In the early morning, the low-angle sun burns through the drapes like a death ray, so I hit the buffet and look around the city. Oslo has a grand European central square. Clipboard people who wear badges around their necks like magical amulets that give them the power to compel passersby to fill out surveys. Patriotic red white and blue public toilets standing in a row. Thomas-the-Tank-Engine trains for people worried that the usual red double decker sightseeing bus is too dignified. Statues of important national figures with seagulls resting on their heads. The national theatre, with a statue of Ibsen out front and another of what's probably another famous Norwegian playwright for symmetry. A piano in a wooden shed out in front of the university with someone inside playing. Someone else teaching himself the saxophone by playing 'Over the Rainbow'. Putting the final seal on the area's noteworthiness, a Hard Rock Cafe.

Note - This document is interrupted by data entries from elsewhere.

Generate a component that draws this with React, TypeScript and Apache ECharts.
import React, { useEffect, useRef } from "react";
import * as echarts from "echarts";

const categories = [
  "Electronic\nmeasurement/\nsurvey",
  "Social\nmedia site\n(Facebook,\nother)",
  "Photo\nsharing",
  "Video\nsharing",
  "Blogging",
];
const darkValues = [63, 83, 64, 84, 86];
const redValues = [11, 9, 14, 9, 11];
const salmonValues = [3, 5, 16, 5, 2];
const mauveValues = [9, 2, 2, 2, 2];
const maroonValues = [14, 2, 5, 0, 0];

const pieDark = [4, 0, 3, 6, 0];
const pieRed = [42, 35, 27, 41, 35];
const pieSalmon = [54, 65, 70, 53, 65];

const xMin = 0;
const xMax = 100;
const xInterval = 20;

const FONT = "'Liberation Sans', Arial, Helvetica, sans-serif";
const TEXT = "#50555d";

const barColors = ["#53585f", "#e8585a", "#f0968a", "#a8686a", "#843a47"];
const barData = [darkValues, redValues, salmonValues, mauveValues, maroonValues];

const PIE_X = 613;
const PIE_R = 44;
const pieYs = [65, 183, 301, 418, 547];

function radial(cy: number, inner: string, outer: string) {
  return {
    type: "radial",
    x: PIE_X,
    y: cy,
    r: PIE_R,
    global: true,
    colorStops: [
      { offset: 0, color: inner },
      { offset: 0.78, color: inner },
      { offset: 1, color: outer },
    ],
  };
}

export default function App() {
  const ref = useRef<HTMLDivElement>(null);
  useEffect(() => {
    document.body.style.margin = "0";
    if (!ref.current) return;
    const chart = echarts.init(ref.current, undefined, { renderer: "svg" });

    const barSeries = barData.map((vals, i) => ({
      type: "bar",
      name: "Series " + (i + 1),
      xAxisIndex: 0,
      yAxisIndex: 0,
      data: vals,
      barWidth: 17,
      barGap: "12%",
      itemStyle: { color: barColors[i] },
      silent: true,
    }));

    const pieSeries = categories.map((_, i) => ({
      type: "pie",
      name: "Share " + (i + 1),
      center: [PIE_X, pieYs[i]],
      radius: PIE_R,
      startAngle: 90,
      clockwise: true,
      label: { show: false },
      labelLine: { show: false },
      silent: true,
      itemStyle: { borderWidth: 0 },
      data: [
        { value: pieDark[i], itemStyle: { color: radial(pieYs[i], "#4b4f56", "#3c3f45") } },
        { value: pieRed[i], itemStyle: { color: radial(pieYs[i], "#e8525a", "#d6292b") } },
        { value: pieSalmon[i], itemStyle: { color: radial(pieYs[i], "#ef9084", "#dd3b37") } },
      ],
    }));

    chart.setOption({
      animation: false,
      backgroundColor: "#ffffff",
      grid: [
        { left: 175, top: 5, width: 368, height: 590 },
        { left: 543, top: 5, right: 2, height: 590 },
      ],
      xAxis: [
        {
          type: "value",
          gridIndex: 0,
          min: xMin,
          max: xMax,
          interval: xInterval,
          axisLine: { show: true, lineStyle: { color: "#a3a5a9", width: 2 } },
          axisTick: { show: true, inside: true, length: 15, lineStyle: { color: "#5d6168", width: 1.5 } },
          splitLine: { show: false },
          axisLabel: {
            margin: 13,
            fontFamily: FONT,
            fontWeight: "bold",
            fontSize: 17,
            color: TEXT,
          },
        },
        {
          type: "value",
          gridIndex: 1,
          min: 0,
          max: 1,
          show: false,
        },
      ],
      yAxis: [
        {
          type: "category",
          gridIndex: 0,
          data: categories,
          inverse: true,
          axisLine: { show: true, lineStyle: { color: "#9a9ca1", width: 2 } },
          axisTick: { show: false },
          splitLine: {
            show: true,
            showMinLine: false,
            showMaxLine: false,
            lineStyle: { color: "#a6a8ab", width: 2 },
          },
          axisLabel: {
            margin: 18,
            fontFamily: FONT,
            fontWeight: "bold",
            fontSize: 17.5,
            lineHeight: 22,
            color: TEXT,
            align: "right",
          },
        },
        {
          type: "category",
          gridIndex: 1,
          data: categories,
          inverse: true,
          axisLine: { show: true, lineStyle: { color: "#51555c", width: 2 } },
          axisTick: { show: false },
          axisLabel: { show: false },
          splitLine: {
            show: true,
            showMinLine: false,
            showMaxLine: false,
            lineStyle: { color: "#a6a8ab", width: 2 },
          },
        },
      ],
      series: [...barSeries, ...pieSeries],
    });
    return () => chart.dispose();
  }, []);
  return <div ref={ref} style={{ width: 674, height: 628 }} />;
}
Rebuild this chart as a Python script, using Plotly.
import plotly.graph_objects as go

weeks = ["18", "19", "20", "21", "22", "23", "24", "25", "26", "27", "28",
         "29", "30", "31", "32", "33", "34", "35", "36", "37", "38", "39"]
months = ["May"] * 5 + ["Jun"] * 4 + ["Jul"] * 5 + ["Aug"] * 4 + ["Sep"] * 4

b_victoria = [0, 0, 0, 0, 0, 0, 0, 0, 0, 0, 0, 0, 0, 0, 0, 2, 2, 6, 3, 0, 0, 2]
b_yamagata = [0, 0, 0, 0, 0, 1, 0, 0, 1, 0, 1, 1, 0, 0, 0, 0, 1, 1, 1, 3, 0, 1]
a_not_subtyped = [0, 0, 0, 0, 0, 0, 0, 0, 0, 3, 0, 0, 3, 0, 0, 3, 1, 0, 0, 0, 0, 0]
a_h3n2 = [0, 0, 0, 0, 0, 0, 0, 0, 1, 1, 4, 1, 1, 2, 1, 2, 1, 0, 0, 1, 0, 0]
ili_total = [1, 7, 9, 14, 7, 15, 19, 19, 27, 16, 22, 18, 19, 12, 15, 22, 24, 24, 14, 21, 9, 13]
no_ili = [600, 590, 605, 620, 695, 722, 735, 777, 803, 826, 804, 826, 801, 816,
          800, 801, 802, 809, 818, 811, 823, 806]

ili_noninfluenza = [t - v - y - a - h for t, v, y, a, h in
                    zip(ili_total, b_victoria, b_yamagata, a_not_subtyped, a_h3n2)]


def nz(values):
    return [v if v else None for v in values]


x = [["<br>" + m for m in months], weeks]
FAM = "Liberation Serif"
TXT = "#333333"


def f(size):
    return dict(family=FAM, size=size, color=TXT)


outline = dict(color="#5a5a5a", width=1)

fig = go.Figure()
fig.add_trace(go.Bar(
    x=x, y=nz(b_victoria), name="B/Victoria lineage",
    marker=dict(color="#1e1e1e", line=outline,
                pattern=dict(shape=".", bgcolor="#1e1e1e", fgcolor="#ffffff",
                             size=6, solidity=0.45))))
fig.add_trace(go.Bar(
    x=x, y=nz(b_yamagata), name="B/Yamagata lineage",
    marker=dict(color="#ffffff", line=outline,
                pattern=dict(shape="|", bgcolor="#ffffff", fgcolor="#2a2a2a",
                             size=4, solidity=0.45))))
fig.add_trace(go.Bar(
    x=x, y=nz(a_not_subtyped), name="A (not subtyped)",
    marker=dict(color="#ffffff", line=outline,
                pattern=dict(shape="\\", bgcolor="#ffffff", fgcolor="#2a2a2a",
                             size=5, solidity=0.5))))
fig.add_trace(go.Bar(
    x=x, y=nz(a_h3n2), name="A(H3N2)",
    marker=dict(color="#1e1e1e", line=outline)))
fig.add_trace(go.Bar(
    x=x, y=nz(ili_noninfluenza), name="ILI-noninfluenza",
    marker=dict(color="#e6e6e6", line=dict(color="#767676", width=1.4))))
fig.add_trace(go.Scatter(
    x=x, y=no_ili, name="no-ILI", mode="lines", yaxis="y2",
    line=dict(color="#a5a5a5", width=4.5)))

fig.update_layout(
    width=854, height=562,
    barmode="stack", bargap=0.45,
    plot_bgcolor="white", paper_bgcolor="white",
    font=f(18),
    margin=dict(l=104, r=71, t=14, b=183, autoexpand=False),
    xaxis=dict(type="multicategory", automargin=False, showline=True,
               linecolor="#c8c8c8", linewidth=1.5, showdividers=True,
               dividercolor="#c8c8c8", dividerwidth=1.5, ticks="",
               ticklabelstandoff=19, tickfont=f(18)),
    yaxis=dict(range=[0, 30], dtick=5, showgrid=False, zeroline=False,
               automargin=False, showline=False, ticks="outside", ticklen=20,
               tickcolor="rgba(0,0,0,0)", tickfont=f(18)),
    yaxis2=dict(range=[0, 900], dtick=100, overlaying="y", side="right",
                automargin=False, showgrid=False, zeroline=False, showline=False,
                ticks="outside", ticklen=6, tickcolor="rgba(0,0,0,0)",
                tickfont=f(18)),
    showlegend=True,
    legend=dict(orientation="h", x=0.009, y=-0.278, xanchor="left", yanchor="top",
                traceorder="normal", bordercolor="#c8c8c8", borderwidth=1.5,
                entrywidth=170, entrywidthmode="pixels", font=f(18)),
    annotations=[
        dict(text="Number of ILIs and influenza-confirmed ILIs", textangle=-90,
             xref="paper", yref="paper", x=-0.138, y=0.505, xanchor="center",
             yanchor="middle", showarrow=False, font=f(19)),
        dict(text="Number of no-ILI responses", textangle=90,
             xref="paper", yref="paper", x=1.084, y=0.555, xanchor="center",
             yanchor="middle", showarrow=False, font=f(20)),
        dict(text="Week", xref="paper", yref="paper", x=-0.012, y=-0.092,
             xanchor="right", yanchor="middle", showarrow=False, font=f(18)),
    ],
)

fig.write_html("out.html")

Oslo's fortress is called Akerhus, and it's so freshly-painted and its grounds so bench-lined that it's hard to visualize it in action. You imagine it being stormed by Disney characters, and no one gets hurt because something happens that teaches everyone a valuable lesson about friendship. High parapets with no guardrails, but with signs observing that letting your children run around on them might not be smart. Tourists lined up on crenellated battlements as though waiting to repel an attack of something equally silly.
Inside, the family ahead of me have worked out that they can all share one audio guide if they use it as a boombox. Slightly sparse rooms that make you wonder whether the roots of the austere Scandinavian aesthetic could lie partly in a certain historical lack of stuff.
From Oslo, I took a train to Stockholm.